Mary Gardens

By Diane Schlindwein

July 2, 2012 5 min read

For gardeners with a special devotion to the Blessed Virgin Mary, a Mary garden is a good way to plant some lovely flowers, to honor the Lord's mother or to create a quiet prayer area.

The earliest written history of a Mary-inspired garden dates back to the 15th century. A list of plants purchased for "St. Mary's Garden" was recorded by the sacristan of Norwich Priory in England. According to Vincenzina Krymow, the author of "Mary's Flowers: Gardens, Legends, and Meditations," Mary gardens weren't planted in this country until 80 years ago.

"The first Mary garden that we know of was established at St. Joseph Church in Woods Hole on Cape Cod in 1932," Krymow says. "Called Garden of Our Lady it was created by Frances Crane Lillie, a wealthy woman from Chicago who first came to Woods Hole in 1891 to study biology.

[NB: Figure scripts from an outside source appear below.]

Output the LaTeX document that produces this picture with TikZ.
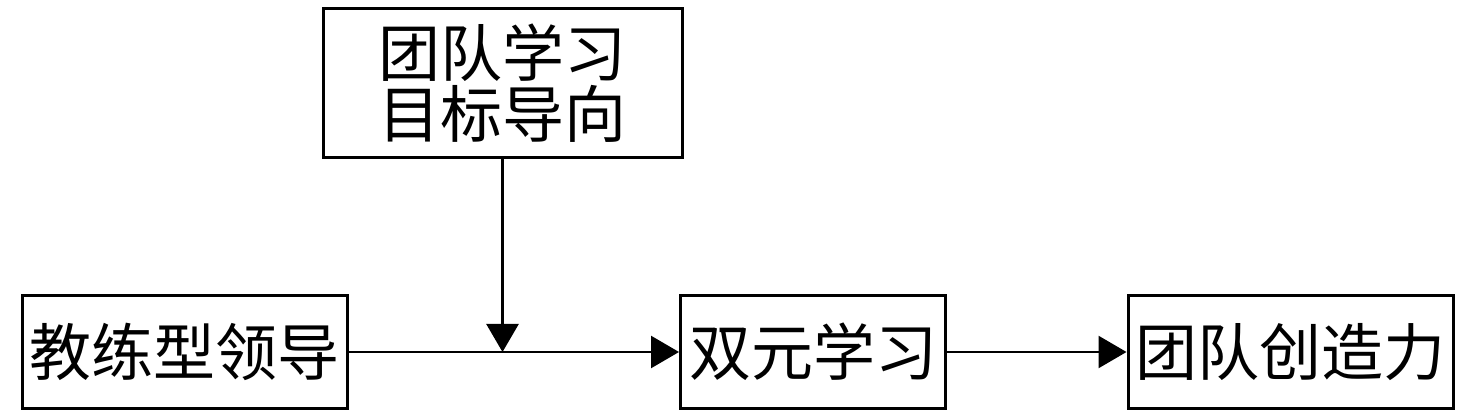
\documentclass[tikz,border=0pt]{standalone}
\usepackage{fontspec}
\setmainfont{Noto Sans CJK SC}
\usetikzlibrary{arrows.meta}
\begin{document}
\begin{tikzpicture}[x=1pt,y=-1pt,
 box/.style={draw,line width=3pt,inner sep=0pt,font=\fontsize{62}{61}\selectfont,align=center},
 conn/.style={line width=2.5pt,-{Triangle[length=28pt,width=32pt]}}]
\useasboundingbox (0,0) rectangle (1476,419);
\node[box,minimum width=359pt,minimum height=149pt] (goal) at (502.5,83) {团队学习\\目标导向};
\node[box,minimum width=325pt,minimum height=113pt] (coach) at (185,352) {教练型领导};
\node[box,minimum width=265pt,minimum height=113pt] (dual) at (813,352) {双元学习};
\node[box,minimum width=325pt,minimum height=113pt] (crea) at (1290.5,352) {团队创造力};
\coordinate (j) at (goal.south |- coach.east);
\draw[conn] (coach.east) -- (dual.west);
\draw[conn] (goal.south) -- (j);
\draw[conn] (dual.east) -- (crea.west);
\end{tikzpicture}
\end{document}
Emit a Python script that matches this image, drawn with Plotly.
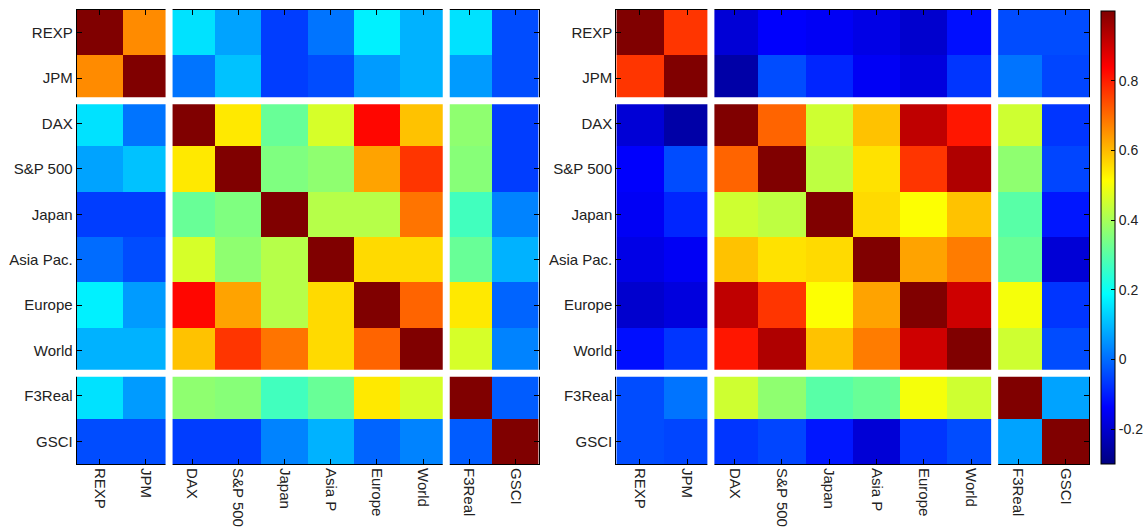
import plotly.graph_objects as go

# ---------------- data ----------------
x_labels = ["REXP", "JPM", "DAX", "S&P 500", "Japan", "Asia P", "Europe", "World", "F3Real", "GSCI"]
y_labels = ["REXP", "JPM", "DAX", "S&P 500", "Japan", "Asia Pac.", "Europe", "World", "F3Real", "GSCI"]
group_sizes = [2, 6, 2]

left_corr = [
    [1.00, 0.66, 0.15, 0.07, -0.06, 0.01, 0.17, 0.09, 0.15, -0.04],
    [0.66, 1.00, 0.01, 0.11, -0.06, -0.04, 0.06, 0.09, 0.06, -0.04],
    [0.15, 0.01, 1.00, 0.54, 0.32, 0.46, 0.83, 0.59, 0.37, -0.06],
    [0.07, 0.11, 0.54, 1.00, 0.35, 0.37, 0.63, 0.77, 0.36, -0.06],
    [-0.06, -0.06, 0.32, 0.35, 1.00, 0.42, 0.42, 0.69, 0.27, 0.03],
    [0.00, -0.04, 0.46, 0.37, 0.42, 1.00, 0.56, 0.56, 0.32, 0.09],
    [0.17, 0.06, 0.83, 0.63, 0.42, 0.56, 1.00, 0.71, 0.54, -0.01],
    [0.09, 0.09, 0.59, 0.77, 0.69, 0.56, 0.71, 1.00, 0.46, 0.03],
    [0.15, 0.06, 0.37, 0.36, 0.27, 0.32, 0.54, 0.46, 1.00, -0.02],
    [-0.04, -0.04, -0.06, -0.06, 0.03, 0.09, -0.01, 0.03, -0.02, 1.00],
]

right_corr = [
    [1.00, 0.77, -0.19, -0.14, -0.15, -0.17, -0.20, -0.12, -0.04, -0.04],
    [0.77, 1.00, -0.25, -0.04, -0.09, -0.15, -0.18, -0.07, 0.01, -0.05],
    [-0.19, -0.25, 1.00, 0.71, 0.45, 0.59, 0.92, 0.81, 0.45, -0.07],
    [-0.14, -0.04, 0.71, 1.00, 0.43, 0.55, 0.77, 0.94, 0.37, -0.05],
    [-0.15, -0.09, 0.45, 0.43, 1.00, 0.56, 0.51, 0.59, 0.30, -0.11],
    [-0.17, -0.15, 0.59, 0.55, 0.56, 1.00, 0.63, 0.68, 0.32, -0.19],
    [-0.20, -0.18, 0.92, 0.77, 0.51, 0.63, 1.00, 0.90, 0.50, -0.07],
    [-0.12, -0.07, 0.81, 0.94, 0.59, 0.68, 0.90, 1.00, 0.45, -0.04],
    [-0.04, 0.01, 0.45, 0.37, 0.30, 0.32, 0.50, 0.45, 1.00, 0.07],
    [-0.04, -0.05, -0.07, -0.05, -0.11, -0.19, -0.07, -0.04, 0.07, 1.00],
]

cbar_ticks = [-0.2, 0, 0.2, 0.4, 0.6, 0.8]
cbar_text = ["-0.2", "0", "0.2", "0.4", "0.6", "0.8"]

# MATLAB-style jet
jet = [
    [0.0, "rgb(0,0,128)"],
    [0.125, "rgb(0,0,255)"],
    [0.375, "rgb(0,255,255)"],
    [0.625, "rgb(255,255,0)"],
    [0.875, "rgb(255,0,0)"],
    [1.0, "rgb(128,0,0)"],
]

W, H = 1148, 530
FONT = "Liberation Sans, Arial, sans-serif"
idx = list(range(len(x_labels)))

fig = go.Figure()
fig.add_trace(go.Heatmap(z=left_corr, x=idx, y=idx, coloraxis="coloraxis",
                         xaxis="x", yaxis="y", hoverinfo="skip"))
fig.add_trace(go.Heatmap(z=right_corr, x=idx, y=idx, coloraxis="coloraxis",
                         xaxis="x2", yaxis="y2", hoverinfo="skip"))

ydom = [1 - 464 / H, 1 - 10 / H]
axis_common = dict(
    showline=True, linecolor="black", linewidth=1, mirror="ticks",
    ticks="inside", ticklen=5, tickcolor="black", tickwidth=1,
    showgrid=False, zeroline=False,
    tickfont=dict(family=FONT, size=15, color="#222"),
    automargin=False,
)

fig.update_layout(
    width=W, height=H,
    margin=dict(l=0, r=0, t=0, b=0),
    paper_bgcolor="white", plot_bgcolor="white",
    font=dict(family=FONT, size=15, color="#222"),
    showlegend=False,
    xaxis=dict(domain=[77 / W, 541 / W], range=[-0.5, 9.5], tickvals=idx,
               ticktext=x_labels, tickangle=90, anchor="y", **axis_common),
    yaxis=dict(domain=ydom, range=[9.5, -0.5], tickvals=idx,
               ticktext=y_labels, anchor="x", **axis_common),
    xaxis2=dict(domain=[619 / W, 1094 / W], range=[-0.5, 9.5], tickvals=idx,
                ticktext=x_labels, tickangle=90, anchor="y2", **axis_common),
    yaxis2=dict(domain=ydom, range=[9.5, -0.5], tickvals=idx,
                ticktext=y_labels, anchor="x2", **axis_common),
    coloraxis=dict(
        colorscale=jet, cmin=-0.3, cmax=1.0,
        colorbar=dict(
            x=1106 / W, xanchor="left", xpad=0,
            y=1 - 237.5 / H, yanchor="middle", ypad=0,
            len=453 / H, lenmode="fraction",
            thickness=14, outlinecolor="black", outlinewidth=1,
            ticks="inside", ticklen=4, tickcolor="black",
            tickvals=cbar_ticks, ticktext=cbar_text,
            tickfont=dict(family=FONT, size=14, color="#222"),
        ),
    ),
)

# white separators between groups
bounds = []
acc = 0
for g in group_sizes[:-1]:
    acc += g
    bounds.append(acc - 0.5)

for xr, yr in (("x", "y"), ("x2", "y2")):
    for b in bounds:
        fig.add_shape(type="line", xref=xr, yref=yr + " domain", x0=b, x1=b,
                      y0=-0.01, y1=1.01, line=dict(color="white", width=7), layer="above")
        fig.add_shape(type="line", xref=xr + " domain", yref=yr, x0=-0.01, x1=1.01,
                      y0=b, y1=b, line=dict(color="white", width=7), layer="above")

fig.write_html(
    "out.html",
    config={"displayModeBar": False},
    post_script="document.body.style.margin='0';document.body.style.overflow='hidden';",
)
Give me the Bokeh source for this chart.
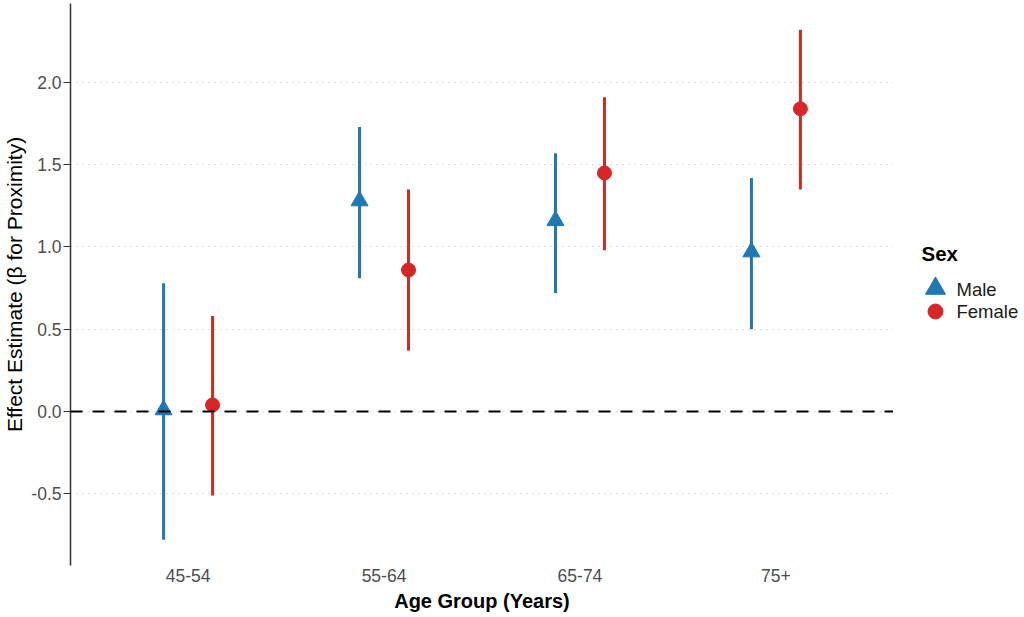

"During her travels to Europe, Lillie had learned that English monastery gardens once included flowers with names associated with Our Lady. She wanted to create a garden 'in the tradition of Mary gardens throughout the world' and asked an academic friend, Winifred Jelliffe Emerson, to search early plant literature for plants with religious and Mary names," says Krymow.

"Her friend found Mary-named flowers in old botanical and folklore books, and together they planted and established the garden. Hurricanes destroyed the garden several times, but each time it was restored."

Almost all Mary gardens are maintained by Catholics, Krymow says. "The only one I know of (that is kept by another faith) is the one at the Episcopal Convent of the Transfiguration in suburban Cincinnati in Glendale."

Mary gardens usually feature an image of the Blessed Virgin Mary surrounded by special plants and herbs. Blue and white plants are favorites. Popular flowers are cornflower (Mary's Crown), forget-me-not (Eyes of Mary), blue larkspur (Mary's Tears), asters (Mary's Star), salvia, daisies, day lilies, lily of the valley (Our Lady's Tears), white roses (Mary's Purity), rose of Jericho, white tulips, blue and white iris (Madonna iris), white foxglove (Our Lady's Fingers), snowdrop, white violet (Mary's Delight) and bluebells (Our Lady's Thimble).

Other popular flowers are red, yellow or white roses, marigolds (Mary's Gold, representing Mary's glory on Earth and in Heaven), impatiens (Dear Mother's Love), zinnia (The Virgin), morning glory and pansies. Common Mary garden herbs include basil, creeping thyme, lavender, sage, spearmint and parsley.

Although many people, like Krymow, use a statue in their garden, Mary's image can also be a plaque, a mounted holy card, a weather-protected piece of art or a religious icon. "It doesn't matter where the statue goes," Krymow says. "Placement usually depends of the size and the layout of the garden. The statue may be at the end of a walk, in the center of the garden or in the back." Mary gardens can be well tended or wild, small or large.

As she has grown older, Krymow has downsized her own personal Mary garden. "For almost 20 years, while we lived in our house, I had a Mary garden behind our home," she says. "It started with a statue of Our Lady that I found in an old barn in Michigan and expanded to where not only the plants surrounding it were Mary's flowers but her flowers grew all over the back garden.

"We live in a condo now, and a small concrete Mary statue graces our patio," she says. "Her flowers and herbs, growing in pots, surround her." Those smaller plants include marigolds, pansies, roses, basil, parsley and lavender.

Even after studying and planting flowers and herbs in honor of Our Lady for several decades, Krymow says she is still moved when she comes upon a Mary garden. A Mary statue, with its serene expression, "brings peace if I am troubled, feelings of thanksgiving when I am in a happy mood, even sorrow if I'm feeling sad."

"For me, a Mary garden is a place to think about Mary," she concludes. "I give thanks for her many blessings and reflect on aspects of her life captured by the naming of the flowers."